Do you think the Igbo should support Buhari for a second term so that they can produce the president in 2023?
I understand right now, there is a small conspiracy between the Igbo and the Hausa-Fulani. I don’t know whether somebody is testing the ground because I am not aware of any meeting between the North and the Igbo elite. But the impression is given now that the Igbo political power alone cannot give them the presidency without the conspiracy of the North and West. The Igbo feel they have to find a way of reaching an agreement with the North or the West to have political power in 2023. I think they can have it. The conspiracy is sensible because no section of Nigeria alone can make it. The northerners were able to achieve or get the presidency because of their numerical value. So, the Igbo think that if they can get the support of the West, they can have the presidency and if they can have the support of the North, they can get the presidency. But they have a better chance with the support of the North because the region is more in terms of voting power. If they can get the voting power of the North and East and what they can get from the other parts, they can make it. So, I understand there is a conspiracy whereby the Igbo will support the North to continue having another chance in 2019 on the understanding that in 2023, the North will support the Igbo. I just hope it will work. But since this conspiracy is an essential part of politics in Nigeria today, it makes sense.

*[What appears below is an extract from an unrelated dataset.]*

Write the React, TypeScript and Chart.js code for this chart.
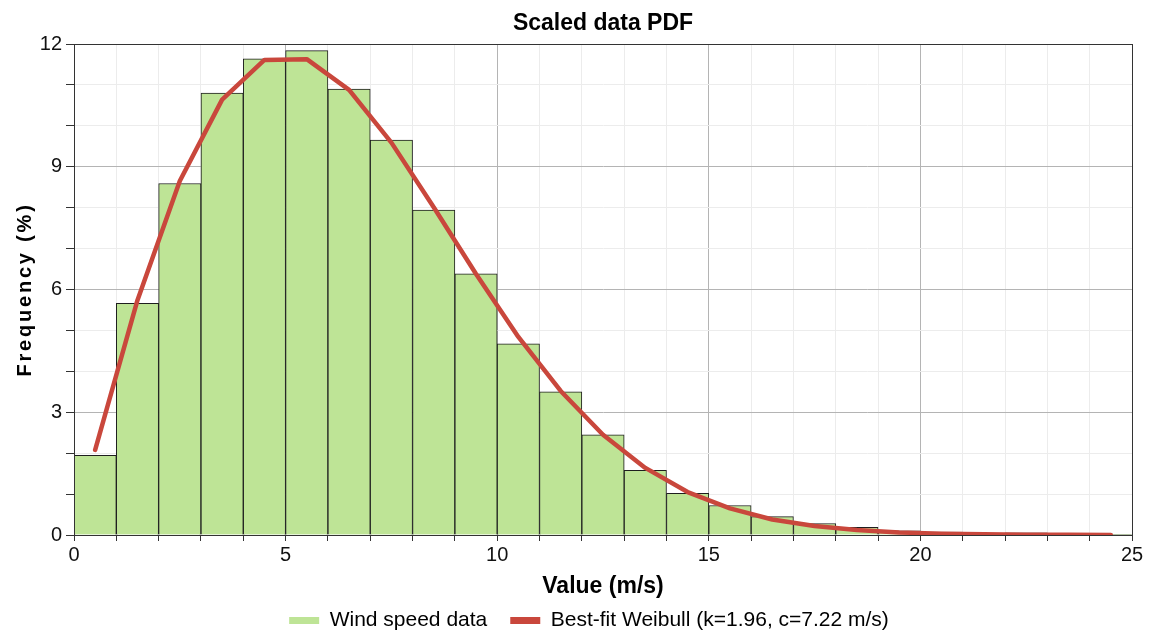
import React, { useEffect, useRef } from "react";
import { Chart, registerables } from "chart.js";

Chart.register(...registerables);

const chartTitle = "Scaled data PDF";
const xTitle = "Value (m/s)";
const yTitle = "Frequency (%)";
const barLabel = "Wind speed data";
const lineLabel = "Best-fit Weibull (k=1.96, c=7.22 m/s)";

const binCenters = [0.5, 1.5, 2.5, 3.5, 4.5, 5.5, 6.5, 7.5, 8.5, 9.5, 10.5, 11.5, 12.5, 13.5, 14.5, 15.5, 16.5, 17.5, 18.5, 19.5, 20.5, 21.5, 22.5, 23.5, 24.5];
const windFreq = [1.95, 5.66, 8.59, 10.8, 11.64, 11.84, 10.9, 9.65, 7.94, 6.38, 4.67, 3.5, 2.45, 1.58, 1.02, 0.72, 0.45, 0.28, 0.19, 0.1, 0.07, 0.03, 0.05, 0.03, 0.01];
const weibullFreq = [2.08, 5.74, 8.65, 10.64, 11.61, 11.63, 10.88, 9.59, 8.01, 6.38, 4.84, 3.52, 2.45, 1.64, 1.05, 0.65, 0.38, 0.22, 0.12, 0.064, 0.032, 0.016, 0.0075, 0.0035, 0.0015];

const xLabelTicks = [0, 5, 10, 15, 20, 25];
const yLabelTicks = [0, 3, 6, 9, 12];

const barFill = "#bee496";
const barEdge = "#1e1e1e";
const lineColor = "#c9473c";
const FONT = "'Liberation Sans', Arial, sans-serif";

export default function App() {
  const canvasRef = useRef<HTMLCanvasElement | null>(null);

  useEffect(() => {
    const canvas = canvasRef.current;
    if (!canvas) return;
    Chart.defaults.font.family = FONT;
    Chart.defaults.color = "#000";

    const framePlugin = {
      id: "frameAndYTitle",
      afterLayout(chart: any) {
        const lg = chart.legend;
        if (lg) {
          const dx = 23;
          const newTop = 587;
          const h = lg.bottom - lg.top;
          lg.left += dx;
          lg.right += dx;
          lg.top = newTop;
          lg.bottom = newTop + h;
        }
      },
      afterDraw(chart: any) {
        const { ctx, chartArea } = chart;
        ctx.save();
        ctx.strokeStyle = "#333";
        ctx.lineWidth = 1;
        ctx.strokeRect(
          Math.round(chartArea.left) + 0.5,
          Math.round(chartArea.top) + 0.5,
          Math.round(chartArea.right - chartArea.left),
          Math.round(chartArea.bottom - chartArea.top)
        );
        ctx.restore();

        ctx.save();
        ctx.translate(25, (chartArea.top + chartArea.bottom) / 2);
        ctx.rotate(-Math.PI / 2);
        ctx.font = `bold 20px ${FONT}`;
        try {
          (ctx as any).letterSpacing = "2.8px";
        } catch (e) {}
        ctx.fillStyle = "#000";
        ctx.textAlign = "center";
        ctx.textBaseline = "middle";
        ctx.fillText(yTitle, 0, 0);
        ctx.restore();
      },
    };

    const chart = new Chart(canvas, {
      type: "bar",
      data: {
        datasets: [
          {
            type: "bar",
            label: barLabel,
            data: binCenters.map((x, i) => ({ x, y: windFreq[i] })),
            backgroundColor: barFill,
            borderColor: barEdge,
            borderWidth: 1,
            barPercentage: 1,
            categoryPercentage: 1,
            order: 2,
          } as any,
          {
            type: "line",
            label: lineLabel,
            data: binCenters.map((x, i) => ({ x, y: weibullFreq[i] })),
            borderColor: lineColor,
            backgroundColor: lineColor,
            borderWidth: 4.5,
            pointRadius: 0,
            tension: 0,
            borderCapStyle: "round",
            borderJoinStyle: "round",
            order: 1,
          } as any,
        ],
      },
      options: {
        animation: false,
        responsive: true,
        maintainAspectRatio: false,
        layout: { padding: { left: 0, right: 17, top: 0, bottom: -27 } },
        plugins: {
          title: {
            display: true,
            text: chartTitle,
            fullSize: false,
            color: "#000",
            font: { size: 23, weight: "bold", family: FONT },
            padding: { top: 10, bottom: 6.4 },
          },
          legend: {
            display: true,
            position: "bottom",
            labels: {
              padding: 23,
              boxWidth: 30,
              boxHeight: 7,
              color: "#000",
              font: { size: 21, family: FONT },
              useBorderRadius: true,
              borderRadius: 3.5,
              generateLabels: () => [
                { text: barLabel, fillStyle: barFill, strokeStyle: barFill, lineWidth: 0, datasetIndex: 0, hidden: false },
                { text: lineLabel, fillStyle: lineColor, strokeStyle: lineColor, lineWidth: 0, datasetIndex: 1, hidden: false },
              ] as any,
            },
          },
          tooltip: { enabled: false },
        },
        scales: {
          x: {
            type: "linear",
            min: 0,
            max: 25,
            offset: false,
            afterFit: (scale: any) => {
              scale.height = 70;
            },
            grid: {
              offset: false,
              drawTicks: true,
              tickLength: 6,
              tickColor: "#333",
              color: (c: any) => (c.tick && xLabelTicks.includes(c.tick.value) ? "#b4b4b4" : "#ececec"),
              lineWidth: 1,
            },
            border: { display: true, color: "#333", width: 1 },
            ticks: {
              stepSize: 1,
              autoSkip: false,
              maxRotation: 0,
              padding: 2,
              color: "#111",
              font: { size: 20, family: FONT },
              callback: (v: any) => (xLabelTicks.includes(Number(v)) ? String(v) : ""),
            },
            title: {
              display: true,
              text: xTitle,
              color: "#000",
              font: { size: 23, weight: "bold", family: FONT },
              padding: { top: 0, bottom: 5 },
            },
          },
          y: {
            type: "linear",
            min: 0,
            max: 12,
            afterFit: (scale: any) => {
              scale.width = 74;
            },
            grid: {
              drawTicks: true,
              tickLength: 8,
              tickColor: "#333",
              color: (c: any) => (c.tick && yLabelTicks.includes(c.tick.value) ? "#b4b4b4" : "#ececec"),
              lineWidth: 1,
            },
            border: { display: true, color: "#333", width: 1 },
            ticks: {
              stepSize: 1,
              autoSkip: false,
              padding: 4,
              color: "#111",
              font: { size: 20, family: FONT },
              callback: (v: any) => (yLabelTicks.includes(Number(v)) ? String(v) : ""),
            },
          },
        },
      } as any,
      plugins: [framePlugin],
    });

    return () => chart.destroy();
  }, []);

  return (
    <div style={{ position: "absolute", left: 0, top: 0, width: 1149, height: 632, background: "#fff" }}>
      <canvas ref={canvasRef} />
    </div>
  );
}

Will an Igbo presidency solve the problem facing the South-East?
Yes, because they will have a sense of belonging; and you know the East is competitive and republican in nature. They will all agree. If they translate the republicanism in the real sense, they can encourage the North and the South-West to support them. If they can produce the equivalent of the late Nnamdi Azikiwe, it will work. But the question now is: can they produce the equivalent of ‘Zik of Africa’ now?